Los cuatro gobernadores de Juntos por el Cambio (Gerardo Morales, de Jujuy; Horacio Rodríguez Larreta, de la Capital; Rodolfo Suárez, de Corrientes, y Gustavo Valdés, de Corrientes) acordaron almorzar juntos para instalar una posición común de sus diputados con el resto del bloque. “No podemos enterarnos por Massa que ustedes están arreglando con el Gobierno”, le dijo un diputado radical a uno de esos gobernadores. Massa no sirve para ganar, pero es astuto para dividir. A su vez, Elisa Carrió estuvo en contra del rechazo opositor del presupuesto, porque sostiene que hay principios que deben respetarse y que no deben importar los “discursos groseros”. Para ella, el presupuesto debió volver a comisión para seguir siendo negociado con el Gobierno, no para beneficiar a este, sino para evitarle sufrimientos mayores a la sociedad argentina. “Es una cuestión de principios, más que de responsabilidad”, asegura.
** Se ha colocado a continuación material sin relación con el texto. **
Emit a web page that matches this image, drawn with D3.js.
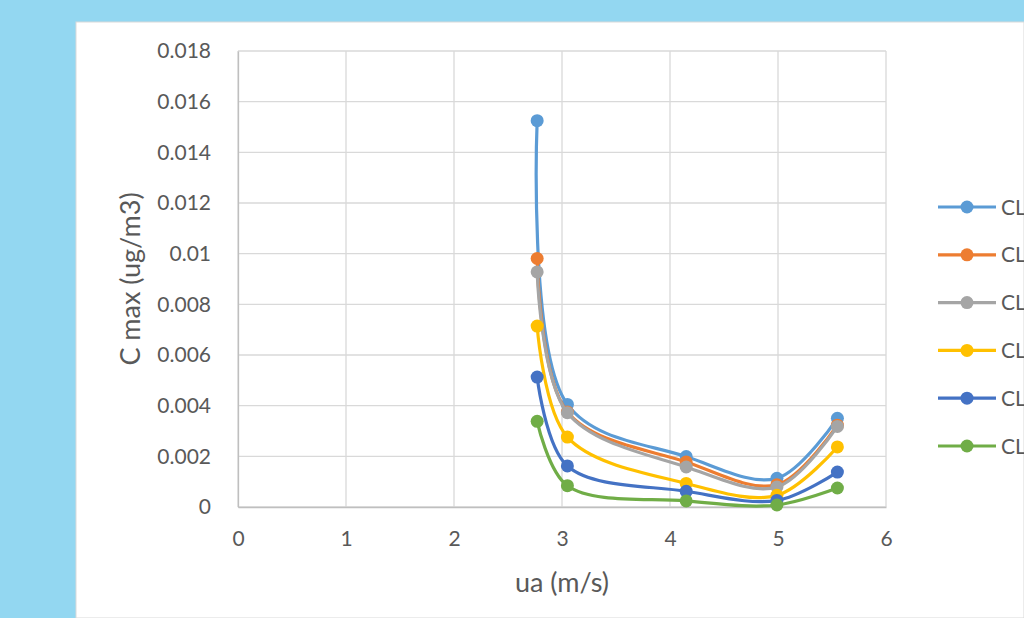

Pero el jefe del interbloque de Juntos por el Cambio, Mario Negri, le propuso dos veces al oficialismo que el proyecto de presupuesto regresara a la comisión respectiva para evitar el rechazo. Las dos veces le dijeron que no, antes de que Máximo Kirchner dinamitara cualquier posibilidad de acercamiento. El hijísimo está acostumbrado a darse todos los gustos en vida, que es la única costumbre que la política no admite.